Ron Paul caters to a select group of Republican voters -- small-government conservatives with strong libertarian leanings. They populate places like rural New Hampshire and the Mountain West. And, odds are, they're not at this weekend's Values Voter Summit. The people in attendance are typically suburban and are often indifferent toward many of the issues Paul, a Texas congressman, talks about, like monetary policy. And in the case of the Iraq War, Paul and evangelical voters are on opposite sides of the argument: Paul has opposed the war in the start, while a recent CBS News poll found that evangelicals still support a continued presence in Iraq.

Paul seems to bring a dedicated following wherever he goes, but the Summit crowd's reaction to Paul's message was decidedly mixed -- aside from the young group wearing his t-shirts. Cheers for abolishing the Department of Education -- which many conservative Christians feel has contributed to the secularization of public schools -- but only a smattering of applause for other positions, like taking troops out of Iraq to patrol the border with Mexico, or repealing the 16th Amendment (and with it, the income tax).

Paul's position on same-sex marriage also doesn't go as far as many here would like. He wants to pass legislation removing marriage cases from the jurisdiction of federal courts, thus making it a state-by-state issue.
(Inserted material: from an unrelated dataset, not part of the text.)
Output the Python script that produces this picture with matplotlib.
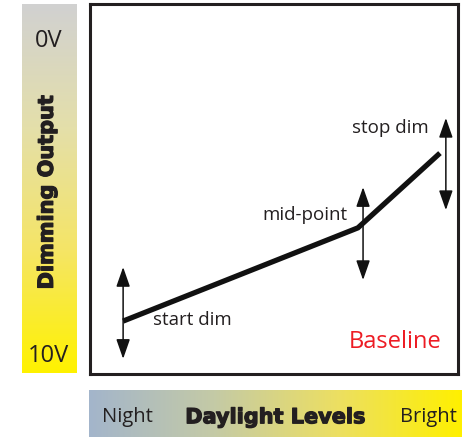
import numpy as np
import matplotlib
matplotlib.use("Agg")
import matplotlib.pyplot as plt
import matplotlib.patheffects as pe
from matplotlib.colors import LinearSegmentedColormap

# Data (daylight level %, dimming output in volts; 0V at top, 10V at bottom)
daylight = [9.0, 72.8, 95.1]
output_v = [8.57, 6.05, 4.03]
point_labels = ["start dim", "mid-point", "stop dim"]
arrow_x = [9.0, 74.2, 96.7]
arrow_top = [7.11, 4.95, 3.08]
arrow_bottom = [9.59, 7.46, 5.57]
y_labels = ["0V", "10V"]
x_labels = ["Night", "Bright"]

W, H = 463, 437
fig = plt.figure(figsize=(W / 100, H / 100), dpi=100)

def ax_px(x0, y0, x1, y1):
    return fig.add_axes([x0 / W, 1 - y1 / H, (x1 - x0) / W, (y1 - y0) / H])

reg = "Open Sans"
heavy = dict(family="DejaVu Sans", fontweight="bold",
             path_effects=[pe.withStroke(linewidth=0.9, foreground="#231f20")])

# Left gradient bar
axl = ax_px(22, 4, 76, 373)
cm_l = LinearSegmentedColormap.from_list("l", ["#d1d1d1", "#e4dfaa", "#f5e566", "#fff200"])
axl.imshow(np.linspace(0, 1, 256)[:, None], aspect="auto", cmap=cm_l, extent=[0, 1, 1, 0])
axl.set_xlim(0, 1); axl.set_ylim(1, 0); axl.axis("off")
axl.text(0.49, 0.10, y_labels[0], ha="center", va="center", fontsize=17, family=reg, color="#231f20")
axl.text(0.49, 0.955, y_labels[1], ha="center", va="center", fontsize=17, family=reg, color="#231f20")
axl.text(0.46, 0.51, "Dimming Output", ha="center", va="center", rotation=90, fontsize=15, color="#231f20", **heavy)

# Bottom gradient bar
axb = ax_px(89, 390, 462, 437)
cm_b = LinearSegmentedColormap.from_list("b", ["#a3b5cb", "#c4caa6", "#ecdf62", "#fff000"])
axb.imshow(np.linspace(0, 1, 256)[None, :], aspect="auto", cmap=cm_b, extent=[0, 1, 0, 1])
axb.set_xlim(0, 1); axb.set_ylim(0, 1); axb.axis("off")
axb.text(0.035, 0.42, x_labels[0], ha="left", va="center", fontsize=14.5, family=reg, color="#231f20")
axb.text(0.50, 0.42, "Daylight Levels", ha="center", va="center", fontsize=15, color="#231f20", **heavy)
axb.text(0.985, 0.42, x_labels[1], ha="right", va="center", fontsize=14.5, family=reg, color="#231f20")

# Main box
ax = ax_px(90, 4, 458, 374)
ax.set_xlim(0, 100)
ax.set_ylim(10, 0)
ax.set_xticks([]); ax.set_yticks([])
for s in ax.spines.values():
    s.set_linewidth(2.2)
    s.set_color("#231f20")

ax.plot(daylight, output_v, color="#111111", lw=3.8, solid_capstyle="butt", solid_joinstyle="miter")

for x, t, b in zip(arrow_x, arrow_top, arrow_bottom):
    ax.annotate("", xy=(x, t), xytext=(x, b),
                arrowprops=dict(arrowstyle="<|-|>,head_length=1.0,head_width=0.35", color="#111111", lw=1.1,
                                shrinkA=0, shrinkB=0, mutation_scale=12))

ax.text(17, 8.54, point_labels[0], ha="left", va="center", fontsize=13.5, family=reg, color="#231f20")
ax.text(70.0, 5.7, point_labels[1], ha="right", va="center", fontsize=13.5, family=reg, color="#231f20")
ax.text(92.0, 3.35, point_labels[2], ha="right", va="center", fontsize=13.5, family=reg, color="#231f20")
ax.text(95.5, 9.14, "Baseline", ha="right", va="center", fontsize=17, family=reg, color="#ed1c24")

fig.savefig("out.png", dpi=100)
But the constitutional amendment many conservative leaders support would ban such marriages in the states as well.

Still, Paul told CBSNews.com that the Values Voter Summit crowd isn't too different from that of other Republican events he's attended. "They're very receptive to maybe 90 percent of it," he said, adding that evangelicals who believe he's overly cautious about protecting civil liberties agree with him after he explains himself. "Their civil liberties need to be protected to so their ministers can say what they want in the pulpit."

As for the 10 percent Paul and the Summit audience don't agree on? "It's mostly the war," Paul said. "They've been taught by too many that this war was necessary when it isn't."